▸ **WHAT IS NEEDED**: In how many lines of the data does the word "that" appear? Give the number by itself.

◇ ◇ ◇ ◇

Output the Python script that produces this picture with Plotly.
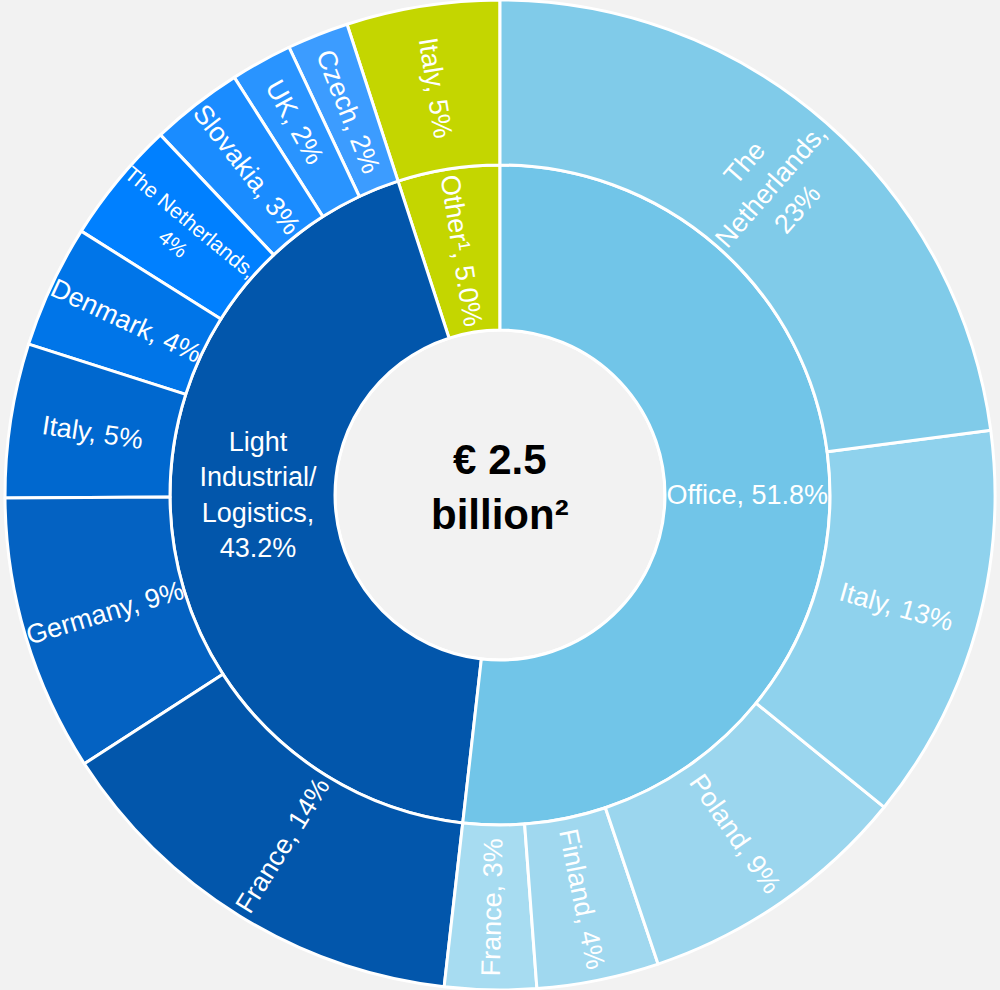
import math
import plotly.graph_objects as go

# Sectors (inner ring) and their shares, in %
sectors = ["Office", "Light Industrial/Logistics", "Other¹"]
sector_labels = ["Office, 51.8%", "Light<br>Industrial/<br>Logistics,<br>43.2%", "Other¹, 5.0%"]
sector_values = [51.8, 43.2, 5.0]
sector_colors = ["#71c5e8", "#0256ab", "#c4d600"]

# Countries (outer ring) per sector, in %
office_countries = ["The Netherlands", "Italy", "Poland", "Finland", "France"]
office_values = [23, 13, 9, 4, 3]
office_colors = ["#80cbe9", "#8fd2ed", "#9bd6ee", "#a0d8ef", "#a7dcf1"]

logistics_countries = ["France", "Germany", "Italy", "Denmark", "The Netherlands",
                       "Slovakia", "UK", "Czech"]
logistics_values = [14, 9, 5, 4, 4, 3, 2, 2]
logistics_colors = ["#0256ab", "#0462c2", "#0068cf", "#0075e8", "#0080ff",
                    "#1a8cff", "#2994ff", "#3c9cff"]

other_countries = ["Italy"]
other_values = [5]
other_colors = ["#c4d600"]

total_label = "<b>€ 2.5<br>billion²</b>"

FONT = "Liberation Sans, Arial, sans-serif"
WIDTH, HEIGHT = 1000, 990

children = [
    (office_countries, office_values, office_colors),
    (logistics_countries, logistics_values, logistics_colors),
    (other_countries, other_values, other_colors),
]

def country_text(name, v):
    if name == "The Netherlands" and v >= 10:
        return f"The<br>Netherlands,<br>{v}%"
    if name == "The Netherlands":
        return f"The Netherlands,<br>{v}%"
    return f"{name}, {v}%"

# Outer labels that should read along the radius even where the slice
# crosses the horizontal axis (plotly would lay those flat)
forced_radial = {("Office", "Italy")}

ids, labels, parents, values, colors, texts = [], [], [], [], [], []

# root (centre disc); its caption is drawn as an annotation
ids.append("root"); labels.append("total"); parents.append("")
values.append(sum(sector_values)); colors.append("#f2f2f2")
texts.append("")

# The sunburst runs counter-clockwise, so feed the sectors in reverse order
order = [2, 1, 0]
for i in order:
    ids.append(f"s{i}"); labels.append(sectors[i]); parents.append("root")
    values.append(sector_values[i]); colors.append(sector_colors[i])
    texts.append(sector_labels[i])

manual_labels = []
total = sum(sector_values)
# clockwise start (from 12 o'clock) of every sector
starts = [sum(sector_values[:k]) for k in range(len(sector_values))]
for i in order:
    names, vals, cols = children[i]
    scale = sector_values[i] / sum(vals)
    for j in reversed(range(len(names))):
        v = vals[j] * scale
        ids.append(f"s{i}c{j}"); labels.append(names[j]); parents.append(f"s{i}")
        values.append(v); colors.append(cols[j])
        txt = country_text(names[j], vals[j])
        if (sectors[i], names[j]) in forced_radial:
            texts.append("")
            mid = starts[i] + sum(vals[:j]) * scale + v / 2
            manual_labels.append((txt, 360.0 * mid / total))
        else:
            texts.append(txt)

fig = go.Figure(go.Sunburst(
    ids=ids, labels=labels, parents=parents, values=values,
    branchvalues="total", sort=False, rotation=90,
    text=texts, textinfo="text",
    insidetextorientation="radial",
    insidetextfont=dict(family=FONT, size=27, color="#ffffff"),
    marker=dict(colors=colors, line=dict(color="#ffffff", width=3)),
    leaf=dict(opacity=1),
    hoverinfo="skip",
))

# radial labels placed at the middle of the outer ring
R = min(WIDTH, HEIGHT) / 2
r_mid = R * 5 / 6
for txt, theta in manual_labels:
    a = math.radians(theta)
    fig.add_annotation(
        x=0.5 + r_mid * math.sin(a) / WIDTH,
        y=0.5 + r_mid * math.cos(a) / HEIGHT,
        xref="paper", yref="paper", showarrow=False,
        xanchor="center", yanchor="middle",
        text=txt, textangle=theta - 90,
        font=dict(family=FONT, size=27, color="#ffffff"),
    )

fig.add_annotation(
    x=0.5, y=0.5, xref="paper", yref="paper",
    xanchor="center", yanchor="middle",
    text=total_label, showarrow=False, yshift=8,
    font=dict(family=FONT, size=42, color="#000000"),
)

fig.update_layout(
    width=WIDTH, height=HEIGHT,
    margin=dict(l=0, r=0, t=0, b=0),
    paper_bgcolor="#f2f2f2",
    plot_bgcolor="#f2f2f2",
)

fig.write_html("out.html")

◇ ◇ ◇ ◇

▸ **EXERCISE RESPONSE**: 2